Reduce Bloat, Increase Wikification: Web Error Messages

hostilefork · April 5, 2025, 10:49am

We have a situation where giving descriptive errors with strings is often very possible. But each time you write a long string, that's taking up space:

if (attr == tail or not Is_Integer(attr))
     return Error_Bad_Value(attr);
if (*raw_addr != 0)
    return Error_User("FFI: duplicate raw memory");
*raw_addr = cast(uint_64_t, Cell_Int64(attr));
if (*raw_addr == 0)
    return Error_User("FFI: void pointer illegal for raw memory");

It's also hardcoding the message into the executable.

I've been leaning toward the idea that instead of strings embedded into the program or scripts, that instead errors are just their symbol IDs.

if (attr == tail)
     return ERROR(REACHED_END);
if (not Is_Integer(attr)
     return ERROR(EXPECTED, CANON(INTEGER_X));
if (*raw_addr != 0)
    return ERROR_FFI(DUPLICATE_RAW_MEMORY);
*raw_addr = cast(uint_64_t, Cell_Int64(attr));
if (*raw_addr == 0)
    return ERROR_FFI(VOID_POINTER_RAW_MEMORY);

Some error IDs would be for built-ins, others would be extension specific.

But the idea here is that:

 ERROR(REACHED_END);
 => Make_Error(Canon_Symbol(SYM_REACHED_END))

The error creation can be variadic, and take parameters, with validation in debug builds as it does today that the parameter count is right for the error.

So what you'd wind up getting from something like ERROR(EXPECTED, CANON(INTEGER_X)) would be:

== #[error! [
    id: 'expected
    arg1: 'integer!
    near: '[...code location...]
    where: '[...call stack...]
    file: %file-name.r
    line: 1020
]]

And if you didn't have an internet connection, the message would be something like:

** Error: [/expected integer!]
** Near: ...
** Where: ...
** File: %file-name.r
** Line: 1020
(i) Connect to the internet for more descriptive error messages

My Theory Is...

If you have an internet connection, then a message can be pulled from the network on demand for what should be displayed.
- Ideally you should also have an option to go to a wiki page where people write about things that may cause that error, what it means, and what to do about it.
If you don't have an internet connection, then you are likely operating in a restricted and spare environment of some kind, in which you won't see the absence of a long and flowery message to be that big a deal.
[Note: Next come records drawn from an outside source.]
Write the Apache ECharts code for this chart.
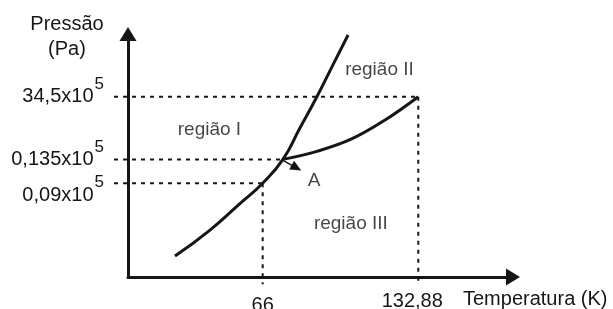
<!DOCTYPE html>
<html>
<head>
<meta charset="utf-8">
<script src="https://cdn.jsdelivr.net/npm/echarts@6/dist/echarts.min.js"></script>
<style>
  html, body { margin: 0; padding: 0; background: #fff; }
  #chart { width: 613px; height: 309px; }
</style>
</head>
<body>
<div id="chart"></div>
<script>
// Phase diagram (schematic). x = temperature in K, y = schematic pressure level.
const tempTicks = [66, 132.88];
const tempLabels = ["66", "132,88"];
const pressureLevels = [38.6, 48.4, 74.2];
const pressureLabels = ["0,09x10", "0,135x10", "34,5x10"];
// temperature where each pressure guide meets its curve
const guideTemps = [66, 74.7, 132.88];

const meltSublimation = [
  [28.3, 8.6], [43.35, 19.3], [56.2, 30.2], [66, 38.6], [74.7, 48.4],
  [82.0, 61.3], [89.3, 74.2], [96.2, 87.3], [102.7, 99.6],
];
const vaporization = [
  [74.7, 48.4], [89.3, 51.7], [104.0, 56.7], [118.6, 64.6], [132.88, 74.2],
];
const arrowA = [[74.9, 47.9], [80.5, 44.9]];

const labelNames = ["região I", "região II", "região III", "A"];
const labelPoints = [[43.1, 60.7], [116.2, 85.2], [103.9, 22.1], [88.05, 39.7]];

const font = "Liberation Sans, Arial, sans-serif";
const ink = "#161616";
const guideStart = 2.1;
const guideBottom = -3;

const chart = echarts.init(document.getElementById("chart"));

// guides live in a second, wider grid sharing the same scale (so they can
// run past the axes like in the original drawing)
const dotted = { color: ink, width: 2, type: [4, 5] };
const guideSeries = [];
pressureLevels.forEach((lv, i) => {
  guideSeries.push({
    type: "line", xAxisIndex: 1, yAxisIndex: 1, symbol: "none", silent: true,
    lineStyle: dotted,
    data: [[guideStart, lv], [guideTemps[i], lv]],
  });
});
[[tempTicks[0], pressureLevels[0]], [tempTicks[1], pressureLevels[2]]].forEach((p) => {
  guideSeries.push({
    type: "line", xAxisIndex: 1, yAxisIndex: 1, symbol: "none", silent: true,
    lineStyle: dotted,
    data: [[p[0], p[1]], [p[0], guideBottom]],
  });
});

function idxOf(arr, v) {
  return arr.findIndex((a) => Math.abs(a - v) < 0.01);
}

const option = {
  animation: false,
  grid: [
    { left: 128, right: 100, top: 34, bottom: 32, outerBoundsMode: "none" },
    { left: 114, right: 100, top: 34, bottom: 22, outerBoundsMode: "none" },
  ],
  xAxis: [
    {
      type: "value",
      min: 8.1,
      max: 173.6,
      splitLine: { show: false },
      axisTick: { show: false },
      axisLine: {
        lineStyle: { color: ink, width: 3 },
        symbol: ["none", "triangle"],
        symbolSize: [17, 14],
      },
      axisLabel: {
        customValues: tempTicks,
        margin: 14,
        color: ink,
        fontFamily: font,
        fontSize: 20,
        formatter: (v) => {
          const i = idxOf(tempTicks, v);
          return i === 0 ? `{a|${tempLabels[0]}}` : `{b|${tempLabels[1]}}`;
        },
        rich: {
          a: { fontSize: 20, fontFamily: font, color: ink, padding: [4, 0, 0, 0] },
          b: { fontSize: 20, fontFamily: font, color: ink, padding: [0, 12, 0, 0] },
        },
      },
      name: "Temperatura (K)",
      nameLocation: "end",
      nameGap: -50,
      nameTextStyle: {
        color: ink, fontFamily: font, fontSize: 20,
        verticalAlign: "top", padding: [12, 0, 0, 0],
      },
    },
    {
      gridIndex: 1, type: "value", min: 2.09, max: 173.6, show: false,
    },
  ],
  yAxis: [
    {
      type: "value",
      min: 0,
      max: 100,
      splitLine: { show: false },
      axisTick: { show: false },
      axisLine: {
        lineStyle: { color: ink, width: 3 },
        symbol: ["none", "triangle"],
        symbolSize: [17, 14],
      },
      axisLabel: {
        customValues: pressureLevels,
        margin: 24,
        color: ink,
        fontFamily: font,
        fontSize: 20,
        formatter: (v) => {
          const i = idxOf(pressureLevels, v);
          if (i === 0) return `{low|${pressureLabels[0]}}{lowSup|5}`;
          return `{m|${pressureLabels[i]}}{sup|5}`;
        },
        rich: {
          m: { fontSize: 20, fontFamily: font, color: ink },
          sup: { fontSize: 17, fontFamily: font, color: ink, padding: [0, 0, 25, 1] },
          low: { fontSize: 20, fontFamily: font, color: ink, padding: [24, 0, 0, 0] },
          lowSup: { fontSize: 17, fontFamily: font, color: ink, padding: [0, 0, 1, 1] },
        },
      },
      name: "Pressão\n(Pa)",
      nameLocation: "end",
      nameGap: -28,
      nameTextStyle: {
        color: ink, fontFamily: font, fontSize: 20, lineHeight: 25,
        align: "center", padding: [0, 122, 0, 0],
      },
    },
    {
      gridIndex: 1, type: "value", min: -4.115, max: 100, show: false,
    },
  ],
  series: [
    ...guideSeries,
    {
      type: "line", smooth: 0.5, symbol: "none", silent: true,
      lineStyle: { color: ink, width: 3 },
      data: meltSublimation,
    },
    {
      type: "line", smooth: 0.4, symbol: "none", silent: true,
      lineStyle: { color: ink, width: 3 },
      data: vaporization,
      markLine: {
        silent: true,
        symbol: ["none", "triangle"],
        symbolSize: [10, 11],
        label: { show: false },
        lineStyle: { type: "solid", width: 1.5, color: ink },
        data: [[{ coord: arrowA[0] }, { coord: arrowA[1] }]],
      },
    },
    {
      type: "scatter", symbolSize: 0, silent: true,
      label: {
        show: true, position: "inside", color: ink, fontFamily: font, fontSize: 19,
        formatter: (p) => p.name,
      },
      data: labelNames.map((n, i) => ({ name: n, value: labelPoints[i] })),
    },
  ],
};

chart.setOption(option);
window.addEventListener("resize", () => chart.resize());
</script>
</body>
</html>
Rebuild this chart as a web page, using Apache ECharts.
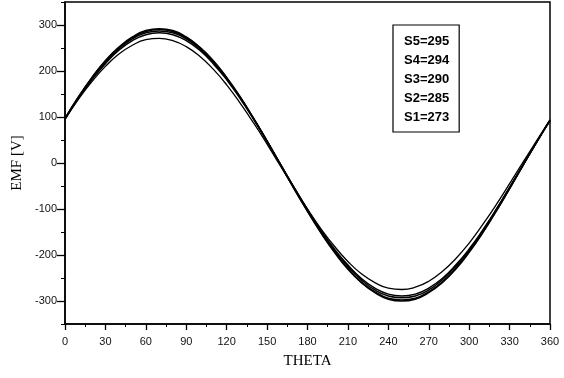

Having the ID and the error arguments should be enough.

If you wanted to build an executable that pulled all the known error messages off the network (or from the local files that are used to produce answers on the network) and snapshotted them to ship in the EXE, you could do that. There'd be an option for it.

How To Turn Error IDs Into URLs?

This is something that's been nagging me for a while.

R3-Alpha's error table %errors.r has categories in it:

Throw: [...]
Note: [...]
Syntax: [...]
Script: [...]
Math: [...]
Access: [...]
Command: [...]
resv700: [...]
User: [...]
Internal: [...]

This was based on the idea that giving errors numbers was meaningful or useful. I don't think the numbering is meaningful, and the categories may not be either.

It seems to me that the only thing that would be useful would be some way of grouping errors together so that you'd be able to find them on a server.

This all requires some more thinking, but it's a direction I've been leaning in.

bradrn · April 5, 2025, 12:04pm

I strongly oppose this. It means that if the user ever loses their Internet connection, they would also lose their error messages. Except that’s exactly the time when error messages are most vital!

In particular this is a mistaken assumption. An Internet connection can be lost for a variety of reasons, none of which necessarily has anything to do with a ‘restricted environment’.

hostilefork · April 5, 2025, 12:10pm

If people are concerned about this, then wherever you get the interpreter from should be able to give you errors as well at that time.

Like I say, it can be a build option to pack things into the EXE (like picking which extensions to build in). I just think the core should be centered around not building it in.

In particular... the webassembly build on the web, is generally going to be able to pull the error messages it needs on demand...so there's no reason that the core interpreter come packed with a ton of strings embedded in it. Faster download if not, when you're not going to encounter 99% of those errors in a given run.

The modularization I'm going after will be such that it won't have a console in it by default either--so you can embed the interpreter in a web page and use services from it, and then if you need to break into a console it can download the side module.

But again--with that--you can choose to build it in.

I'm just talking about decoupling things, and limiting what's actually required in the source to compile it. How people package it is up to them.